Defense Secretary Robert M. Gates, for one, wants the next president to think about what nuclear middle-age and decline means for national security.
Gates joins a growing debate about the reliability and future credibility of the American arsenal with his first extensive speech on nuclear arms tomorrow. The debate is attracting increasing attention inside the Pentagon, even as the military fights insurgencies in Iraq and Afghanistan.
Gates is expected to call for increased commitment to preserving the deterrent value of atomic weapons. Their chief function has evolved from first stopping the Nazis and Japanese, then the Soviets. Now the vast US stockpile serves mainly to make any other nation think twice about developing or using even a crude nuclear device of its own.
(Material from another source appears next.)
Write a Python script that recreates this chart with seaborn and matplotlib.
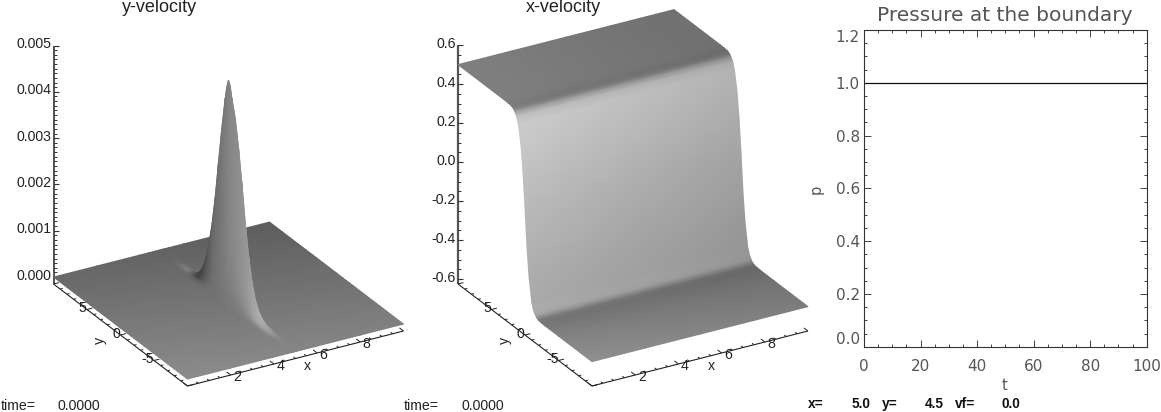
"""Three panel flow snapshot: two shaded surfaces and the boundary pressure trace."""
import matplotlib
matplotlib.use("Agg")
import matplotlib.pyplot as plt
import numpy as np
import pandas as pd
import seaborn as sns

W, H = 1161, 412

# y-velocity surface: v(x, y) = ridge_x(x) * ridge_y(y)
vy_x = [10, 8, 6, 5.6, 5.4, 5.3, 5.2, 5.15, 5.1, 5.05, 5.0, 4.95, 4.9, 4.85, 4.8, 4.7, 4.6, 4.4, 4, 2, 0]
vy_ridge_x = [0, 0, 0, 0, 0.002, 0.01, 0.05, 0.12, 0.3, 0.65, 1, 0.65, 0.3, 0.12, 0.05, 0.01, 0.002, 0, 0, 0, 0]
vy_y = [10, 8, 7, 6.5, 6, 5.5, 5, 4.5, 4, 3.5, 3, 2.5, 2, 1.5, 1, 0.5, 0.25, 0, -0.25, -0.5, -1, -1.5,
        -2, -2.5, -3, -3.5, -4, -4.5, -5, -5.5, -6, -6.5, -7, -7.5, -10]
vy_ridge_y = [0, 0, 0, 0.002e-3, 0.005e-3, 0.015e-3, 0.04e-3, 0.10e-3, 0.23e-3, 0.46e-3, 0.82e-3,
              1.32e-3, 1.98e-3, 2.8e-3, 3.6e-3, 4.3e-3, 4.58e-3, 4.76e-3, 4.66e-3, 4.42e-3, 4.05e-3,
              3.45e-3, 2.75e-3, 1.95e-3, 1.28e-3, 0.78e-3, 0.45e-3, 0.26e-3, 0.16e-3, 0.09e-3,
              0.05e-3, 0.025e-3, 0.01e-3, 0.003e-3, 0]

# x-velocity surface: u depends on y only
vx_x = [10, 7.5, 5, 2.5, 0]
vx_y = [10, 5, 3, 2.5, 2, 1.7, 1.5, 1.25, 1, 0.6, 0.3, 0, -0.3, -0.6, -1, -1.25, -1.5, -1.7, -2, -2.5, -3, -5, -10]
vx_u = [0.5, 0.5, 0.5, 0.499, 0.497, 0.49, 0.48, 0.463, 0.43, 0.33, 0.2, 0.03, -0.17, -0.31, -0.43,
        -0.463, -0.48, -0.49, -0.497, -0.499, -0.5, -0.5, -0.5]

# pressure at the boundary
t_vals = [0, 100]
p_vals = [1.0, 1.0]

# grey levels of the shading, one per y station
vy_tone = [0, 0, 14, 20, 20, 6, -20, -38, -42, -32, -22, -12, -5, 0, 3, 8, 10, 13, 16, 18, 20, 22,
           25, 28, 32, 36, 42, 48, 48, 42, 34, 26, 14, 5, 0]
vy_weight = [0, 0, 0, 0, 0, 0, 0.1, 0.3, 0.6, 0.9, 1, 1, 0.9, 0.6, 0.3, 0.1, 0, 0, 0, 0, 0]
vx_tone = [128, 128, 127, 125, 122, 130, 160, 192, 204, 200, 194, 186, 179, 173, 170, 172, 168, 148,
           122, 118, 120, 130, 143]

TICK_FONT = "Liberation Sans"
INK = "#222222"
SOFT = "#555555"

sns.set_theme(style="ticks")
plt.rcParams["font.family"] = [TICK_FONT, "DejaVu Sans"]

fig = plt.figure(figsize=(W / 100, H / 100), dpi=100, facecolor="white")
ax = fig.add_axes([0, 0, 1, 1])
ax.set_xlim(0, W)
ax.set_ylim(H, 0)
ax.axis("off")


def make_proj(x0, y0, zmin, zscale):
    # parallel projection of the IDL box: x runs 0..10, y runs 10..-10
    def proj(x, y, z):
        x = np.asarray(x, dtype=float)
        y = np.asarray(y, dtype=float)
        z = np.asarray(z, dtype=float)
        f = (10 - y) / 20
        return (x0 + 21.6 * x + 134 * f,
                y0 - 5.5 * x + 102 * f - (z - zmin) * zscale)
    return proj


def seg(p0, p1, lw=0.8, color=INK):
    ax.plot([p0[0], p1[0]], [p0[1], p1[1]], color=color, lw=lw, solid_capstyle="butt")


def draw_box(proj, zmin, zmaj, zlabels, zminor, ztop, zlw, zcolor):
    # z axis
    seg(proj(0, 10, zmin), proj(0, 10, ztop), lw=zlw, color=zcolor)
    for z in zminor:
        px, py = proj(0, 10, z)
        seg((px, py), (px + 3, py), color="#333333", lw=0.7)
    for z, lab in zip(zmaj, zlabels):
        px, py = proj(0, 10, z)
        seg((px, py), (px + 5, py), color="#333333", lw=0.8)
        ax.text(px - 2, py - 1.5, lab, ha="right", va="center", fontsize=10.2, color=INK)
    # y axis
    seg(proj(0, 10, zmin), proj(0, -10, zmin))
    for y in np.arange(-10, 11, 1):
        px, py = proj(0, y, zmin)
        tx, ty = proj(0.12 if y % 5 else 0.25, y, zmin)
        seg((px, py), (tx, ty), lw=0.7)
    for y in [5, 0, -5]:
        px, py = proj(0, y, zmin)
        ax.text(px - (6 if y < 0 else 4.5), py - 1.5, str(y), ha="center", va="center", fontsize=10.2, color=INK)
    # x axis
    seg(proj(0, -10, zmin), proj(10, -10, zmin))
    for x in np.arange(0, 10.01, 0.5):
        px, py = proj(x, -10, zmin)
        tx, ty = proj(x, -9.7 if x % 2 else -9.4, zmin)
        seg((px, py), (tx, ty), lw=0.7)
    for x in [2, 4, 6, 8]:
        px, py = proj(x, -10, zmin)
        ax.text(px + 6.5, py + 2, str(x), ha="center", va="center", fontsize=10.2, color=INK)


# ---- y-velocity ----
vy_proj = make_proj(53.5, 284, -0.00015, 46300)
draw_box(vy_proj, -0.00015, [0, 0.001, 0.002, 0.003, 0.004, 0.005],
         ["0.000", "0.001", "0.002", "0.003", "0.004", "0.005"],
         np.arange(0, 0.00501, 0.0001), 0.005, 1.3, "#444444")
xg, yg = np.meshgrid(vy_x, vy_y)
vy_z = np.outer(vy_ridge_y, vy_ridge_x)
sx, sy = vy_proj(xg, yg, vy_z)
ground = 105 + 35 * (10 - yg) / 20 - 1.2 * xg
shade = ground + np.outer(vy_tone, vy_weight)
ax.pcolormesh(sx, sy, shade, shading="gouraud", cmap="gray", vmin=0, vmax=255, zorder=3)

# ---- x-velocity ----
vx_proj = make_proj(458, 284, -0.625, 195)
draw_box(vx_proj, -0.625, [0.6, 0.4, 0.2, 0.0, -0.2, -0.4, -0.6],
         ["0.6", "0.4", "0.2", "0.0", "-0.2", "-0.4", "-0.6"],
         np.arange(-0.6, 0.601, 0.05), 0.6, 1.6, "#555555")
xg, yg = np.meshgrid(vx_x, vx_y)
vx_z = np.tile(np.asarray(vx_u)[:, None], (1, len(vx_x)))
sx, sy = vx_proj(xg, yg, vx_z)
shade = np.outer(vx_tone, 1 - 0.012 * np.asarray(vx_x))
ax.pcolormesh(sx, sy, shade, shading="gouraud", cmap="gray", vmin=0, vmax=255, zorder=3)

# ---- labels on the surface panels ----
ax.text(159, 7, "y-velocity", ha="center", va="center", fontsize=13, color=INK)
ax.text(563, 7, "x-velocity", ha="center", va="center", fontsize=13, color=INK)
for off in (0, 404.5):
    ax.text(307 + off, 365.7, "x", ha="center", va="center", fontsize=10.2, color=INK)
    ax.text(100 + off, 340, "y", ha="center", va="center", fontsize=10.2, color=INK, rotation=90)
ax.text(1, 406, "time=", va="center", fontsize=10.2, color=INK)
ax.text(58, 406, "0.0000", va="center", fontsize=10.2, color=INK)
ax.text(404, 406, "time=", va="center", fontsize=10.2, color=INK)
ax.text(462, 406, "0.0000", va="center", fontsize=10.2, color=INK)
for px, lab in [(808, "x="), (852, "5.0"), (882, "y="), (925, "4.5"), (955, "vf="), (1002, "0.0")]:
    ax.text(px, 404, lab, va="center", fontsize=9.8, fontweight="bold", color="#111111")

# ---- pressure panel ----
l, r, t, b = 864, 1146.7, 30, 346.7
pax = fig.add_axes([l / W, 1 - b / H, (r - l) / W, (b - t) / H])
df = pd.DataFrame({"t": t_vals, "p": p_vals})
sns.lineplot(data=df, x="t", y="p", estimator=None, color="#111111", lw=0.9, ax=pax)
pax.set_xlim(0, 100)
pax.set_ylim(0, 1.2)
pax.set_xticks(np.arange(0, 101, 20))
pax.set_xticks(np.arange(0, 101, 5), minor=True)
pax.set_yticks(np.arange(0, 1.21, 0.2))
pax.set_yticks(np.arange(0, 1.21, 0.05), minor=True)
pax.tick_params(which="both", direction="in", top=True, right=True, color="#444444", width=0.7)
pax.tick_params(which="major", length=5, labelsize=11, labelcolor=SOFT)
pax.tick_params(which="minor", length=2.5)
pax.tick_params(axis="x", which="major", pad=9)
pax.tick_params(axis="y", which="major", pad=3)
pax.set_xticklabels([str(v) for v in range(0, 101, 20)], family="DejaVu Sans")
ylabs = pax.set_yticklabels([f"{v:.1f}" for v in np.arange(0, 1.21, 0.2)], family="DejaVu Sans")
ylabs[0].set_va("bottom")
ylabs[-1].set_va("top")
pax.set_xlabel("")
pax.set_ylabel("")
for sp in pax.spines.values():
    sp.set_linewidth(0.8)
    sp.set_color("#333333")
ax.text(1005, 15, "Pressure at the boundary", ha="center", va="center", fontsize=14.5,
        family="DejaVu Sans", color=SOFT)
ax.text(1005, 385, "t", ha="center", va="center", fontsize=10.5, family="DejaVu Sans", color=SOFT)
ax.text(816, 189, "p", ha="center", va="center", fontsize=10.5, rotation=90, family="DejaVu Sans", color=SOFT)

fig.savefig("out.png", dpi=100)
The chairman of the Joint Chiefs of Staff, Admiral Mike Mullen, wrote in the current issue of an internal publication, Joint Force Quarterly, that the United States is overdue to retool its nuclear strategy. He discussed the concept of nuclear deterrence - the idea that the credible threat of US nuclear retaliation is enough to stop a potential enemy from striking first with a weapon of mass destruction.
"Many, if not most, of the individuals who worked deterrence in the 1970s and 1980s - the real experts at this discipline - are not doing it anymore," Mullen wrote. "And we have not even tried to find their replacements."
General Kevin Chilton, commander of US Strategic Command, which is responsible for maintaining the nation's nuclear war plans, told Congress last spring that technical nuclear expertise also is lagging.
"The last nuclear design engineer to participate in the development and testing of a new nuclear weapon is scheduled to retire in the next five years," Chilton said.
Of the two senators competing to succeed President Bush, Democrat Barack Obama is most unequivocally against building new nuclear weapons. Both he and Republican John McCain say in their campaign materials that they support the longstanding US commitment to eventually do away with nuclear arms. Neither says explicitly that the safety or credibility of the arsenal is in question; that's an argument made most frequently by congressional Republicans.
Senator John Kyl of Arizona, for example, said in a speech Sept. 15 that the network of laboratories and industrial plants that produce and maintain US nuclear weapons is, in some cases, "simply falling down from age," and that this amounts to an alarming national emergency.
Some private analysts dispute Kyl's assessment. "It's completely overblown," said Hans M. Kristensen, who tracks nuclear weapons developments for the Federation of American Scientists, which opposes the Bush administration's plan to develop a new nuclear weapon design.
Gates has expressed concern about lack of official attention to the nuclear arsenal.
In June he fired the Air Force's top general, Michael Moseley, after an inquiry concluded that the Air Force had not adequately heeded warning signs that its nuclear expertise, performance, and stewardship were eroding.